To celebrate Clean Air Day, we take a look at some of the initiatives launched to help tackle and raise awareness of air pollution.
Companies and authorities from all over the UK are helping campaign against air pollution, launching new initiatives and products to help spark change.
Firstly, the Mayor of London Sadiq Khan announced the largest ever vehicle free day in the capital, to raise the awareness of climate change.
‘Car Free Day’ will take place on the Sunday of September 22, featuring a number of events such as organised walks, bike rides and treasure hunts across London. There will also be live music events and performances, to draw in over 150,000 city dwellers.
It will cover over 20km of London’s streets, which will be closed off to cars, including Tower Bridge and London Bridge. In addition, 18 boroughs will be transformed into ‘Play Streets’ to create a safe space for children to socialise within their local communities.
Khan will hope that the event will encourage Londoners to choose zero-emission alternatives over conventionally-fueled cars and achieve his goal of 80% sustainable journeys in the city by 2041.
In addition to this news, Spark EV Technology announced a successful collaboration with BP to provide real-world trials for its advanced range prediction system for electric vehicles.
Ultimately, these trials are aimed at eliminating range anxiety, which is the most significant issue when looking at EV adoption.
By delivering more accurate predictions, thanks to an advanced AI algorithm, Spark and BP will increase the trust between EV and driver.

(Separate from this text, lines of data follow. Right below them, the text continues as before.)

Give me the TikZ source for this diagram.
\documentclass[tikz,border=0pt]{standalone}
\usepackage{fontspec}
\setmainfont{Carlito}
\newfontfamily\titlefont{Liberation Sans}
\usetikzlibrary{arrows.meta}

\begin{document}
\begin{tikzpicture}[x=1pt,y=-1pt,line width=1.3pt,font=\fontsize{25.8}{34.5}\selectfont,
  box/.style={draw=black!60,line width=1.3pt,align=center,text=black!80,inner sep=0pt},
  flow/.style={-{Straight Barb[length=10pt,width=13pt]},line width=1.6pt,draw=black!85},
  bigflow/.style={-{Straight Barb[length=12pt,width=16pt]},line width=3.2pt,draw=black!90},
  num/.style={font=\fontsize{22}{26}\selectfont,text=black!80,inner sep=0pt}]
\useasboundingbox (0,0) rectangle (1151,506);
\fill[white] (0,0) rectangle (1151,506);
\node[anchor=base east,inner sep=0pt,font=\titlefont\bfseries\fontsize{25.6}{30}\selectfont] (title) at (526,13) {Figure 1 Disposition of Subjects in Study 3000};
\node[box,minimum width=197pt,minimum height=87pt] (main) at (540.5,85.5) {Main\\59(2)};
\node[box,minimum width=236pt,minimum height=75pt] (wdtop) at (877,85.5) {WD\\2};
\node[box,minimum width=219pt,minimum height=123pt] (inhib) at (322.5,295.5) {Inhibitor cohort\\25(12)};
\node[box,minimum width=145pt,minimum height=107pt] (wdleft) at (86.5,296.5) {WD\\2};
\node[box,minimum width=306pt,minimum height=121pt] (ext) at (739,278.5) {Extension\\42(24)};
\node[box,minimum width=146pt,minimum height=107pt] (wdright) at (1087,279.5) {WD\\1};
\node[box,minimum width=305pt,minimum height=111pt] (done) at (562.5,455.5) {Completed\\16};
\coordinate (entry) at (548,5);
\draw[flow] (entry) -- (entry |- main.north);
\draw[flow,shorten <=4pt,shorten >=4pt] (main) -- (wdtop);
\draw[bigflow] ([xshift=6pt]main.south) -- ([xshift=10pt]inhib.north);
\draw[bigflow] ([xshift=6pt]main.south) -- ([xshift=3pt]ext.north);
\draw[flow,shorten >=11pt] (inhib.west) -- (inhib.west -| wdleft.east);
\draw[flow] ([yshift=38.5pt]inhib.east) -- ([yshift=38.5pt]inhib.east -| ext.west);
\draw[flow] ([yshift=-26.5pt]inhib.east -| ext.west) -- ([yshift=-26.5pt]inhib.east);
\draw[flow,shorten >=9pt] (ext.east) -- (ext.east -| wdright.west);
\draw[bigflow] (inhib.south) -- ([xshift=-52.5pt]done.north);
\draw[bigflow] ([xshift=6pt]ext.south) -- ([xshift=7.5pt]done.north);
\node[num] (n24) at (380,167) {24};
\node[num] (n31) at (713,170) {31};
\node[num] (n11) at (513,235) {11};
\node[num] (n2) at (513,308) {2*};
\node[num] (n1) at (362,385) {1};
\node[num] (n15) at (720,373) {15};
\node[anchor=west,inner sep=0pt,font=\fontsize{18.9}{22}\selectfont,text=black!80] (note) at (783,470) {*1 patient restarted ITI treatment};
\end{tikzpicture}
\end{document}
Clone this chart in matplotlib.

The project covered 10,000 km across five different locations and two types of EVs equipped with the technology. Test drivers entered their journey into Spark’s smartphone app which recorded data and compared it with the vehicles’ onboard display.
Drivers then were then informed by the app on whether they could complete their journey effectively, taking into consideration range, charging stations and driving styles.
Automakers are also getting in on the celebrations, with Nissan removing the internal combustion engine out of the ice cream van and creating an all-electric, zero-emission concept.
Partnering with Mackie’s of Scotland, an ice cream producer powering its family-owned dairy farm by renewable wind and solar energy, the project demonstrates how a ‘Sky to Scoop’ approach can remove carbon dependence at every stage of the ice cream journey.
Most ice cream vans have diesel engines which are kept running to operate the refrigeration equipment. These motors are criticised for producing harmful emissions, including black carbon, when left idling. Some UK towns and cities are now looking to ban these vehicles. Nissan’s concept presents a potential solution for vendors looking to reduce their carbon footprint, and offer customers a better experience.
The prototype van is based on the e-NV200, Nissan’s 100% electric LCV. The concept is a working demonstration of Nissan’s Electric Ecosystem, combining a zero-emission drivetrain, second-life battery storage and renewable solar energy generation.
“Ice cream is enjoyed the world over, but consumers are increasingly mindful of the environmental impact of how we produce such treats, and the ‘last mile’ of how they reach us,” said Kalyana Sivagnanam, managing director, Nissan Motor (GB) Ltd.
“This project is a perfect demonstration of Nissan’s Intelligent Mobility strategy, applying more than a decade of EV experience and progress in battery technology to create cleaner solutions for power on the go – in ways customers might not expect.
“By eliminating harmful tailpipe emissions, and increasing our use of renewable energy, we can help make this a better world for everyone.”